The president of the Newspaper Society has highlighted “fundamental concerns” for local and regional publishers over the Government’s plans for press regulation.
In a letter to John Whittingdale, the chair of the Commons’ Culture, Media and Sport Committee, Adrian Jeakings said the Royal Charter agreed by the three main parties in Westminster does not reflect Lord Justice Leveson’s exoneration of local and regional newspapers.
He said the plan takes “no account of Lord Justice Leveson’s recommendations in relation to local and regional newspapers”.
Jeakings, who is also chief executive of Archant, argued that the establishment of a single recognition panel, as proposed, means that local paper would be subject to the same regulatory regime as the nationals.

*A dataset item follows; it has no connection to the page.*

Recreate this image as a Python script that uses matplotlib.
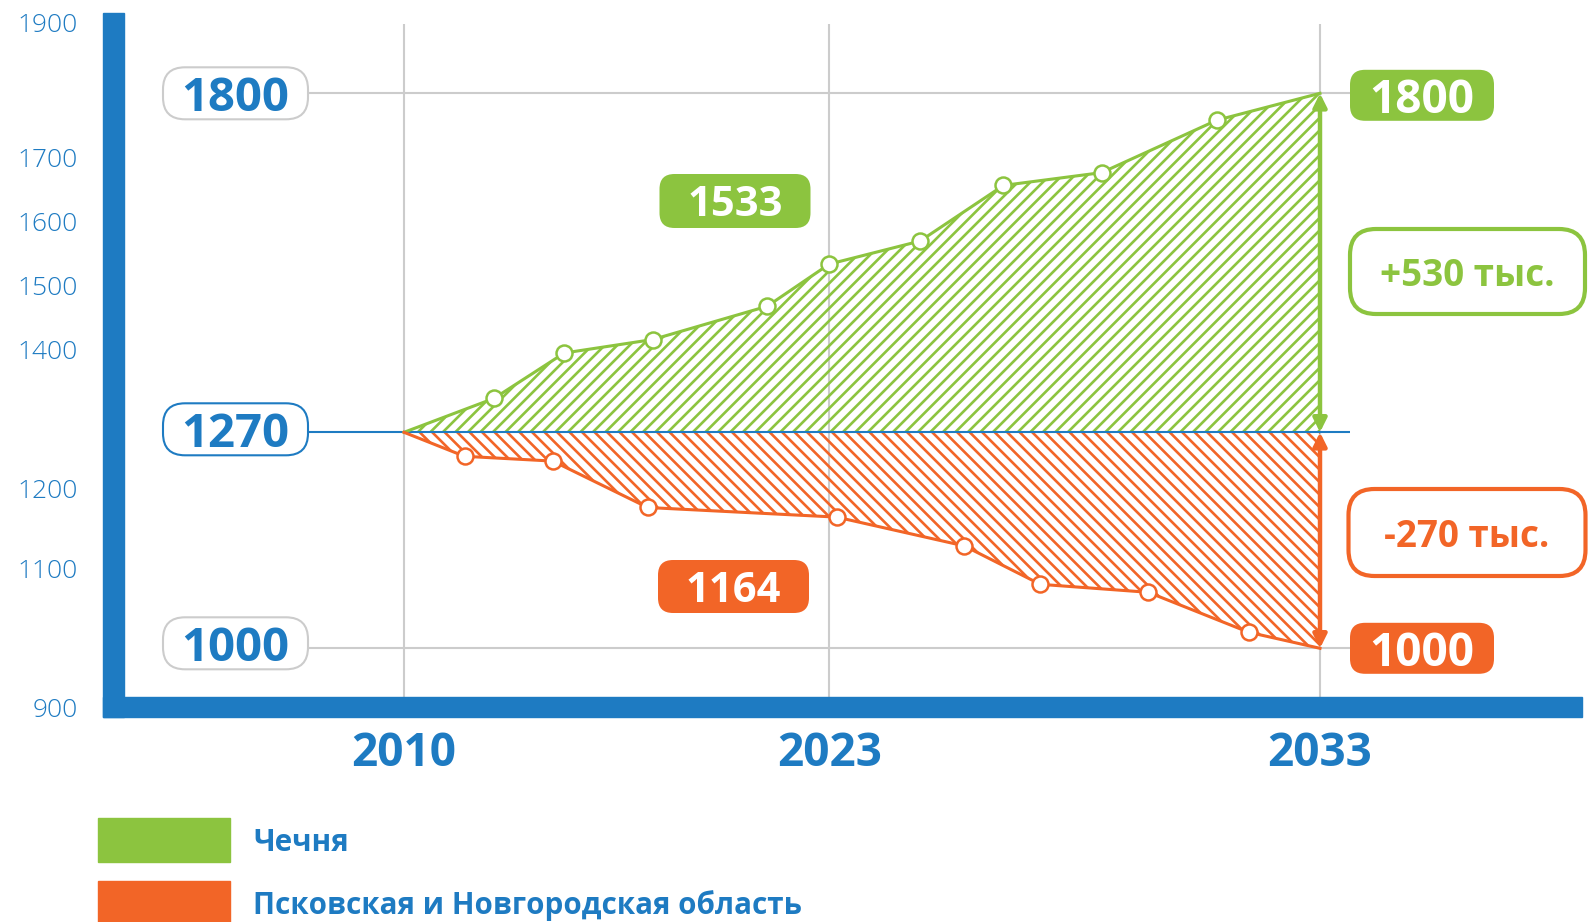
import numpy as np
import matplotlib
matplotlib.use('Agg')
import matplotlib.pyplot as plt
from matplotlib.patches import FancyBboxPatch, Rectangle
from matplotlib.transforms import IdentityTransform
from matplotlib.backend_bases import GraphicsContextBase

plt.rcParams['font.family'] = ['Open Sans', 'DejaVu Sans']
plt.rcParams['hatch.linewidth'] = 1.9

# denser hatch than the default
_hatch_path = GraphicsContextBase.get_hatch_path
GraphicsContextBase.get_hatch_path = lambda self, density=6.0: _hatch_path(self, 16.0)

# --- data ---
year_ticks = [2010, 2023, 2033]
y_ticks = [900, 1100, 1200, 1400, 1500, 1600, 1700, 1900]
start_value = 1270
chechnya_years = [2010, 2012.75, 2014.9, 2017.6, 2021.1, 2023, 2024.85, 2026.55, 2028.55, 2030.9, 2033]
chechnya_values = [1270, 1323, 1394, 1415, 1467, 1533, 1569, 1656, 1676, 1758, 1800]
pskov_years = [2010, 2011.85, 2014.55, 2017.45, 2023.15, 2025.75, 2027.3, 2029.5, 2031.55, 2033]
pskov_values = [1270, 1240, 1234, 1176, 1164, 1128, 1080, 1070, 1020, 1000]
series_names = ['Чечня', 'Псковская и Новгородская область']

blue = '#1e7bc2'
green = '#8cc43f'
orange = '#f26527'
grey = '#cccccc'

W, H = 1588, 922

# the infographic is not linear: piecewise scales through its reference lines
x_px = [404, 829.3, 1320]
y_anchor_vals = [900, 1000, 1270, 1800, 1900]
y_px = [707, 648.3, 432.3, 93.3, 23]


def piecewise(xp, fp):
    xp = np.asarray(xp, float)
    fp = np.asarray(fp, float)
    k0 = (fp[1] - fp[0]) / (xp[1] - xp[0])
    k1 = (fp[-1] - fp[-2]) / (xp[-1] - xp[-2])

    def f(v):
        v = np.asarray(v, float)
        return np.where(v < xp[0], fp[0] + (v - xp[0]) * k0,
                        np.where(v > xp[-1], fp[-1] + (v - xp[-1]) * k1,
                                 np.interp(v, xp, fp)))
    return f


xf, xi = piecewise(year_ticks, x_px), piecewise(x_px, year_ticks)
y_up = [H - p for p in y_px]
yf, yi = piecewise(y_anchor_vals, y_up), piecewise(y_up, y_anchor_vals)

fig = plt.figure(figsize=(W / 100, H / 100), dpi=100)
ax = fig.add_axes([124 / W, (H - 717) / H, (1582 - 124) / W, (717 - 13) / H])
ax.set_xscale('function', functions=(xf, xi))
ax.set_yscale('function', functions=(yf, yi))
ax.set_xlim(float(xi(124)), float(xi(1582)))
ax.set_ylim(float(yi(H - 717)), float(yi(H - 13)))
for s in ax.spines.values():
    s.set_visible(False)

# ticks
ax.set_yticks(y_ticks)
ax.set_yticklabels([str(t) for t in y_ticks], fontsize=19, color=blue, fontweight='light')
ax.set_xticks(year_ticks)
ax.set_xticklabels([str(t) for t in year_ticks], fontsize=33, color=blue, fontweight='bold')
ax.tick_params(axis='y', length=0, pad=33)
ax.tick_params(axis='x', length=0, pad=9)

# grid lines
ax.vlines(year_ticks, float(yi(H - 717)), float(yi(H - 24)), color=grey, lw=1.5, zorder=1)
line_x0, line_x1 = float(xi(235.5)), float(xi(1350))
ax.hlines([chechnya_values[-1], pskov_values[-1]], line_x0, line_x1, color=grey, lw=1.5, zorder=1)

# hatched areas
ax.fill_between(chechnya_years, chechnya_values, start_value, facecolor='none',
                edgecolor=green, hatch='/', lw=0, zorder=2)
ax.fill_between(pskov_years, pskov_values, start_value, facecolor='none',
                edgecolor=orange, hatch='\\', lw=0, zorder=2)
ax.hlines(start_value, line_x0, line_x1, color=blue, lw=1.5, zorder=3)

# lines with hollow markers
ax.plot(chechnya_years, chechnya_values, color=green, lw=2.2, marker='o', ms=11.5,
        mfc='white', mec=green, mew=1.8, markevery=list(range(1, len(chechnya_years) - 1)), zorder=4)
ax.plot(pskov_years, pskov_values, color=orange, lw=2.2, marker='o', ms=11.5,
        mfc='white', mec=orange, mew=1.8, markevery=list(range(1, len(pskov_years) - 1)), zorder=4)

# double arrows at the end year
end_year = year_ticks[-1]
for val, col in [(chechnya_values[-1], green), (pskov_values[-1], orange)]:
    ax.annotate('', xy=(end_year, val), xytext=(end_year, start_value),
                arrowprops=dict(arrowstyle='<|-|>', color=col, lw=3.2, mutation_scale=20,
                                shrinkA=0, shrinkB=0), zorder=5)


def pill(cx, cy, w, h, r, text, fc, ec, tc, lw, fs):
    # cx, cy in pixels from the top-left corner
    box = FancyBboxPatch((cx - w / 2, H - cy - h / 2), w, h,
                         boxstyle=f'round,pad=0,rounding_size={r}',
                         transform=IdentityTransform(), fc=fc, ec=ec, lw=lw, zorder=5)
    fig.add_artist(box)
    fig.text(cx / W, 1 - cy / H, text, ha='center', va='center_baseline',
             fontsize=fs, fontweight='bold', color=tc, zorder=6)


def py(v):
    return H - float(yf(v))


# value boxes on the left
pill(235.5, py(chechnya_values[-1]), 145, 52, 22, str(chechnya_values[-1]), 'white', grey, blue, 1.5, 34)
pill(235.5, py(start_value) - 3, 145, 52, 22, str(start_value), 'white', blue, blue, 1.5, 34)
pill(235.5, py(pskov_values[-1]) - 5, 145, 52, 22, str(pskov_values[-1]), 'white', grey, blue, 1.5, 34)

# end values on the right
pill(1422, py(chechnya_values[-1]) + 2, 144, 51, 15, str(chechnya_values[-1]), green, green, 'white', 0, 33)
pill(1422, py(pskov_values[-1]), 144, 51, 15, str(pskov_values[-1]), orange, orange, 'white', 0, 33)

# change boxes
diff_up = chechnya_values[-1] - start_value
diff_down = pskov_values[-1] - start_value
pill(1467.5, 271.5, 235, 85, 26, f'+{diff_up} тыс.', 'white', green, green, 3, 26.5)
pill(1467, 532.5, 237, 87, 26, f'{diff_down} тыс.', 'white', orange, orange, 3, 26.5)

# values in 2023
i_g = chechnya_years.index(2023)
pill(735, 201, 151, 54, 15, str(chechnya_values[i_g]), green, green, 'white', 0, 30)
pill(733.5, 586.5, 151, 53, 15, str(pskov_values[4]), orange, orange, 'white', 0, 30)

# thick blue axis bars
fig.add_artist(Rectangle((103, H - 717), 21, 704, transform=IdentityTransform(), color=blue, zorder=7))
fig.add_artist(Rectangle((103, H - 717), 1582 - 103, 20, transform=IdentityTransform(), color=blue, zorder=7))

# legend
for (y0, col, name) in [(818, green, series_names[0]), (881, orange, series_names[1])]:
    fig.add_artist(Rectangle((98, H - y0 - 44), 132, 44, transform=IdentityTransform(), color=col))
    fig.text(253 / W, 1 - (y0 + 21) / H, name, ha='left', va='center_baseline',
             fontsize=21.3, fontweight='bold', color=blue)

fig.savefig('out.png', dpi=100)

In the letter, Jeakings said he was concerned that the regulator would set up a free-to-use arbitration system, echoing worries expressed when he was joined by other regional publishers at an evidence session of the committee last month.
Jeakings also expressed concerns that all papers, including smaller local titles, could be asked to finance a new regulator, creating “a substantial financial burden for regional and local newspapers”. He said this would be unfair given that local papers’ “behaviour and conduct was exonerated” by Leveson.
Jeakings added: “It is regrettable that discussions with the Secretary of State and DCMS officials have too date indicated that there would not be the flexibility for regional and local newspapers to create their own system of independent regulation with separate recognition and compliance criteria.”
The Newspaper Society, which represents regional papers, will submit a more detailed paper outlining its “deep concerns” over the three-party Royal Charter to the CMS committee and the department.